Weary Mother
WEARY MOTHER
Hello everyone!! I have been quite busy for the last couple of months, some of it the holidays and some of it just taking care of everyday living things. I have been trying to take one day at a time and not worry about things that might or not happen. That is easier to say than do. The thing I have the hardest time with is that at night when I try to sleep this is when I allow all this to run in my head. Then I can't sleep. Plus some things that are actually happening can make it harder to ignore things that might not happen. For instance, my car has had issues and to make a long story short after replacing several headlights at a cost of at least $75.00 each, I was told that my headlight seals were bad and it would cost $700.00 to replace, which was not what I was told by another mechanic. As it turned out it was the wiring and GM put out a service bulletin on how to fix but I still paid $215.00 just to replace the wiring and one headlight. Now my hot water heater is going out, so of course I lay awake at night and everything that is wrong in the world bothers me including what is happening to both of my adult children.
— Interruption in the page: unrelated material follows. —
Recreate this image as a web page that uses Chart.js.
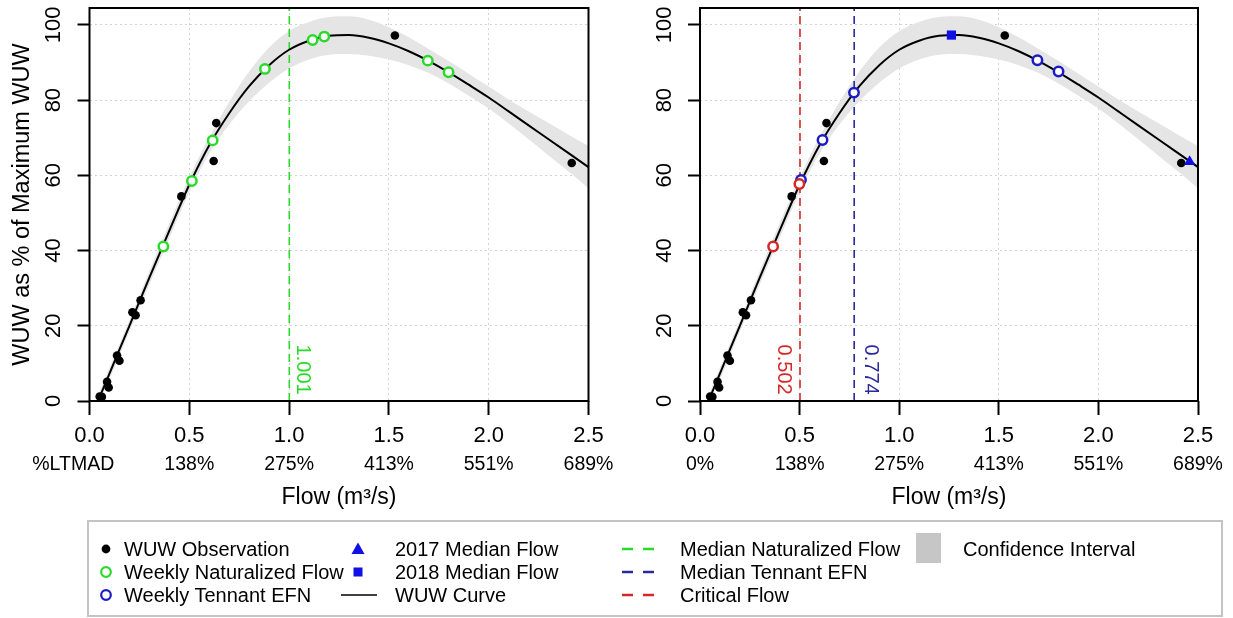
<!DOCTYPE html>
<html>
<head>
<meta charset="utf-8">
<script src="https://cdn.jsdelivr.net/npm/chart.js@4.4.1/dist/chart.umd.min.js"></script>
<style>
  body { margin: 0; background: #fff; width: 1233px; height: 618px; overflow: hidden; position: relative; }
  #leftBox { position: absolute; left: 0; top: 0; width: 615px; height: 515px; }
  #rightBox { position: absolute; left: 615px; top: 0; width: 618px; height: 515px; }
  #legend { position: absolute; left: 0; top: 0; }
</style>
</head>
<body>
<div id="leftBox"><canvas id="leftChart"></canvas></div>
<div id="rightBox"><canvas id="rightChart"></canvas></div>
<svg id="legend" width="1233" height="618"></svg>
<script>
// fitted WUW curve and its confidence band
const curveFlow = [0.045, 0.1, 0.2, 0.3, 0.4, 0.5, 0.6, 0.7, 0.8, 0.9, 1.0, 1.1, 1.2, 1.3, 1.4, 1.5, 1.6, 1.7, 1.8, 1.9, 2.0, 2.1, 2.2, 2.3, 2.4, 2.5];
const curveWuw  = [0.3, 7.3, 20.0, 32.8, 45.3, 57.5, 68.0, 76.5, 83.7, 89.3, 93.4, 95.8, 97.1, 97.3, 96.6, 95.1, 93.0, 90.4, 87.4, 84.1, 80.7, 77.0, 73.3, 69.6, 65.9, 62.2];
const ciUpper   = [1.8, 8.8, 21.5, 34.6, 47.3, 59.5, 70.2, 79.5, 87.6, 94.0, 98.4, 100.8, 102.1, 102.3, 101.4, 99.4, 96.7, 93.6, 90.4, 87.0, 83.6, 80.2, 77.0, 73.9, 70.8, 67.8];
const ciLower   = [0.0, 5.8, 18.5, 31.0, 43.3, 55.5, 65.8, 73.5, 79.7, 84.6, 88.4, 90.8, 92.1, 92.3, 91.8, 90.8, 89.3, 87.2, 84.4, 81.2, 77.8, 73.8, 69.6, 65.3, 61.0, 56.6];

// WUW observations (black dots, same on both panels)
const obsFlow = [0.051, 0.062, 0.088, 0.096, 0.138, 0.150, 0.215, 0.231, 0.256, 0.460, 0.622, 0.635, 1.530, 2.416];
const obsWuw  = [1.2, 1.1, 5.1, 3.6, 12.1, 10.7, 23.6, 22.8, 26.8, 54.4, 63.8, 73.9, 97.2, 63.3];

// weekly naturalized flow (green circles, left panel)
const natFlow = [0.370, 0.513, 0.617, 0.879, 1.118, 1.176, 1.695, 1.799];
const natWuw  = [41.1, 58.5, 69.3, 88.3, 96.0, 96.9, 90.5, 87.4];

// weekly Tennant EFN (blue circles) and critical flow weeks (red circles), right panel
const efnFlow  = [0.507, 0.615, 0.773, 1.694, 1.800];
const efnWuw   = [58.8, 69.4, 82.0, 90.6, 87.6];
const critFlow = [0.367, 0.499];
const critWuw  = [41.1, 57.7];

// yearly medians (right panel)
const flow2017 = [2.458];
const wuw2017  = [63.6];
const flow2018 = [1.262];
const wuw2018  = [97.3];

// reference flows
const medianNaturalizedFlow = 1.001;
const medianTennantEfn = 0.774;
const criticalFlow = 0.502;

// secondary axis labels (% of long-term mean annual discharge)
const leftPctLabels  = ['%LTMAD', '138%', '275%', '413%', '551%', '689%'];
const rightPctLabels = ['0%', '138%', '275%', '413%', '551%', '689%'];

const GREEN = '#2ada2a';
const BLUE = '#1c1cc4';
const NAVY = '#2a2a9c';
const RED = '#d42828';
const SOLID_BLUE = '#1010e6';
const FONT = '"Liberation Sans", Arial, Helvetica, sans-serif';

Chart.defaults.font.family = FONT;
Chart.defaults.color = '#000';

const pts = (xs, ys) => xs.map((x, i) => ({ x: x, y: ys[i] }));

const plotBox = {
  id: 'plotBox',
  afterDatasetsDraw(chart) {
    const { ctx, chartArea: a } = chart;
    ctx.save();
    ctx.strokeStyle = '#000';
    ctx.lineWidth = 2;
    ctx.strokeRect(a.left, a.top, a.right - a.left, a.bottom - a.top);
    ctx.restore();
  }
};

// dashed reference lines, drawn just after the confidence band
const refLines = {
  id: 'refLines',
  afterDatasetDraw(chart, args, opts) {
    if (chart.data.datasets[args.index].label !== 'Confidence Interval') return;
    const { ctx, chartArea: a, scales } = chart;
    (opts.lines || []).forEach(l => {
      const x = scales.x.getPixelForValue(l.value);
      ctx.save();
      ctx.strokeStyle = l.color;
      ctx.lineWidth = 1.6;
      ctx.setLineDash([8, 5]);
      ctx.beginPath();
      ctx.moveTo(x, a.bottom);
      ctx.lineTo(x, a.top);
      ctx.stroke();
      ctx.setLineDash([]);
      ctx.fillStyle = l.color;
      ctx.font = '20px ' + FONT;
      ctx.translate(x + l.dx, scales.y.getPixelForValue(opts.labelAt));
      ctx.rotate(Math.PI / 2);
      ctx.textAlign = 'left';
      ctx.textBaseline = 'middle';
      ctx.fillText(l.value.toFixed(3), 0, 0);
      ctx.restore();
    });
  }
};

function bandSets() {
  return [
    { type: 'line', label: 'Confidence Interval', data: pts(curveFlow, ciUpper), borderWidth: 0, borderColor: 'rgba(0,0,0,0)',
      pointRadius: 0, fill: '+1', backgroundColor: '#e5e5e5', cubicInterpolationMode: 'monotone', order: 20 },
    { type: 'line', label: 'CI lower', data: pts(curveFlow, ciLower), borderWidth: 0, borderColor: 'rgba(0,0,0,0)',
      pointRadius: 0, fill: false, cubicInterpolationMode: 'monotone', order: 21 },
    { type: 'line', label: 'WUW Curve', data: pts(curveFlow, curveWuw), borderColor: '#000', borderWidth: 2,
      pointRadius: 0, fill: false, cubicInterpolationMode: 'monotone', order: 10 }
  ];
}

function dotSet(label, xs, ys, style) {
  return Object.assign({ label: label, data: pts(xs, ys), pointStyle: 'circle', borderWidth: 0 }, style);
}

function openCircle(color, order) {
  return { pointRadius: 4.7, backgroundColor: '#fff', borderColor: color, borderWidth: 2.5, order: order };
}

function yAxis(width, withTitle) {
  return {
    min: 0, max: 104.5,
    ticks: { stepSize: 20, includeBounds: false, autoSkip: false, minRotation: 90, maxRotation: 90,
      crossAlign: 'center', padding: 5, font: { size: 22 }, color: '#000' },
    grid: { color: '#d3d3d3', lineWidth: 1, tickColor: '#000', tickLength: 12, tickWidth: 2 },
    border: { display: false, dash: [2, 3] },
    title: { display: withTitle, text: 'WUW as % of Maximum WUW', font: { size: 23.5 }, color: '#000', padding: { top: 8, bottom: 0 } },
    afterFit(s) { s.width = width; s.paddingTop = 0; s.paddingBottom = 0; }
  };
}

// firstShift: trailing blanks that push the first % label left of its tick, as in the original
function xAxes(pctLabels, firstShift) {
  return {
    x: {
      type: 'linear', position: 'bottom', min: 0, max: 2.5, weight: 0,
      ticks: { stepSize: 0.5, autoSkip: false, maxRotation: 0, padding: 8, font: { size: 22 }, color: '#000',
        callback: v => v.toFixed(1) },
      grid: { color: '#d3d3d3', lineWidth: 1, tickColor: '#000', tickLength: 14, tickWidth: 2 },
      border: { display: false, dash: [2, 3] },
      afterFit(s) { s.height = 48; s.paddingLeft = 0; s.paddingRight = 0; }
    },
    x2: {
      type: 'linear', position: 'bottom', min: 0, max: 2.5, weight: 1,
      ticks: { stepSize: 0.5, autoSkip: false, maxRotation: 0, padding: 4, font: { size: 19.5 }, color: '#000',
        callback: (v, i) => i === 0 ? pctLabels[i] + '\u00a0'.repeat(firstShift) : pctLabels[i] },
      grid: { display: false, drawTicks: false },
      border: { display: false },
      title: { display: true, text: 'Flow (m³/s)', font: { size: 23 }, color: '#000', padding: { top: 0, bottom: 4 } },
      afterFit(s) { s.height = 66; s.paddingLeft = 0; s.paddingRight = 0; }
    }
  };
}

function buildChart(id, cfg) {
  const scales = xAxes(cfg.pctLabels, cfg.firstShift);
  scales.y = yAxis(cfg.yWidth, cfg.yTitle);
  return new Chart(document.getElementById(id), {
    type: 'scatter',
    data: { datasets: cfg.datasets },
    options: {
      responsive: true,
      maintainAspectRatio: false,
      animation: false,
      events: [],
      layout: { padding: { left: 0, top: 8, right: cfg.padRight, bottom: 0 } },
      plugins: {
        legend: { display: false },
        tooltip: { enabled: false },
        refLines: { lines: cfg.lines, labelAt: 15 }
      },
      scales: scales
    },
    plugins: [refLines, plotBox]
  });
}

buildChart('leftChart', {
  pctLabels: leftPctLabels,
  firstShift: 6,
  yWidth: 89.5,
  yTitle: true,
  padRight: 26.5,
  lines: [{ value: medianNaturalizedFlow, color: GREEN, dx: 13 }],
  datasets: [
    dotSet('Weekly Naturalized Flow', natFlow, natWuw, openCircle(GREEN, 1)),
    dotSet('WUW Observation', obsFlow, obsWuw, { pointRadius: 4.3, backgroundColor: '#000', order: 5 })
  ].concat(bandSets())
});

buildChart('rightChart', {
  pctLabels: rightPctLabels,
  firstShift: 0,
  yWidth: 85,
  yTitle: false,
  padRight: 35,
  lines: [
    { value: criticalFlow, color: RED, dx: -16 },
    { value: medianTennantEfn, color: NAVY, dx: 16 }
  ],
  datasets: [
    dotSet('Critical Flow', critFlow, critWuw, openCircle(RED, 1)),
    dotSet('2017 Median Flow', flow2017, wuw2017, { pointStyle: 'triangle', pointRadius: 6.5, backgroundColor: SOLID_BLUE, order: 1 }),
    dotSet('2018 Median Flow', flow2018, wuw2018, { pointStyle: 'rect', pointRadius: 6.5, backgroundColor: SOLID_BLUE, order: 1 }),
    dotSet('Weekly Tennant EFN', efnFlow, efnWuw, openCircle(BLUE, 2)),
    dotSet('WUW Observation', obsFlow, obsWuw, { pointRadius: 4.3, backgroundColor: '#000', order: 5 })
  ].concat(bandSets())
});

// legend box (column-major, like the original)
const legendItems = [
  { col: 0, row: 0, kind: 'dot', color: '#000', text: 'WUW Observation' },
  { col: 0, row: 1, kind: 'ring', color: GREEN, text: 'Weekly Naturalized Flow' },
  { col: 0, row: 2, kind: 'ring', color: BLUE, text: 'Weekly Tennant EFN' },
  { col: 1, row: 0, kind: 'triangle', color: SOLID_BLUE, text: '2017 Median Flow' },
  { col: 1, row: 1, kind: 'square', color: SOLID_BLUE, text: '2018 Median Flow' },
  { col: 1, row: 2, kind: 'line', color: '#000', text: 'WUW Curve' },
  { col: 2, row: 0, kind: 'dash', color: GREEN, text: 'Median Naturalized Flow' },
  { col: 2, row: 1, kind: 'dash', color: NAVY, text: 'Median Tennant EFN' },
  { col: 2, row: 2, kind: 'dash', color: RED, text: 'Critical Flow' },
  { col: 3, row: 0, kind: 'fillbox', color: '#c6c6c6', text: 'Confidence Interval' }
];
const legendCols = [{ sym: 106, text: 124 }, { sym: 358, text: 395 }, { sym: 638, text: 680 }, { sym: 928, text: 963 }];
const legendRows = [549, 572, 595];

const svg = document.getElementById('legend');
const NS = 'http://www.w3.org/2000/svg';
function el(name, attrs, txt) {
  const e = document.createElementNS(NS, name);
  for (const k in attrs) e.setAttribute(k, attrs[k]);
  if (txt) e.textContent = txt;
  svg.appendChild(e);
  return e;
}
el('rect', { x: 88, y: 521, width: 1134, height: 95, fill: 'none', stroke: '#c4c4c4', 'stroke-width': 2 });
legendItems.forEach(it => {
  const cx = legendCols[it.col].sym;
  const cy = legendRows[it.row];
  if (it.kind === 'dot') el('circle', { cx: cx, cy: cy, r: 4.4, fill: it.color });
  if (it.kind === 'ring') el('circle', { cx: cx, cy: cy, r: 4.8, fill: 'none', stroke: it.color, 'stroke-width': 2.2 });
  if (it.kind === 'triangle') el('polygon', { points: `${cx},${cy - 6.5} ${cx - 6.5},${cy + 5} ${cx + 6.5},${cy + 5}`, fill: it.color });
  if (it.kind === 'square') el('rect', { x: cx - 4.5, y: cy - 4.5, width: 9, height: 9, fill: it.color });
  if (it.kind === 'line') el('line', { x1: cx - 17, y1: cy, x2: cx + 19, y2: cy, stroke: it.color, 'stroke-width': 1.6 });
  if (it.kind === 'dash') el('line', { x1: cx - 16, y1: cy, x2: cx + 16, y2: cy, stroke: it.color, 'stroke-width': 2.4, 'stroke-dasharray': '11 10' });
  if (it.kind === 'fillbox') el('rect', { x: cx - 12, y: cy - 16, width: 25, height: 30, fill: it.color });
  el('text', { x: legendCols[it.col].text, y: cy, 'font-family': FONT, 'font-size': 20, fill: '#000',
    'dominant-baseline': 'central' }, it.text);
});
</script>
</body>
</html>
The son in prison is stuck there until his sentence is ended, daughter in Missouri is still there but I dont hear much from her, which again I run that around in my head worrying, but so far have not given in and meddled. if she wants to call me fine, otherwise I feel that a relationship is two ways and since she doesnt call I dont over worry about it either. As I have said, this stuff is not easy but I try. How is everyone else?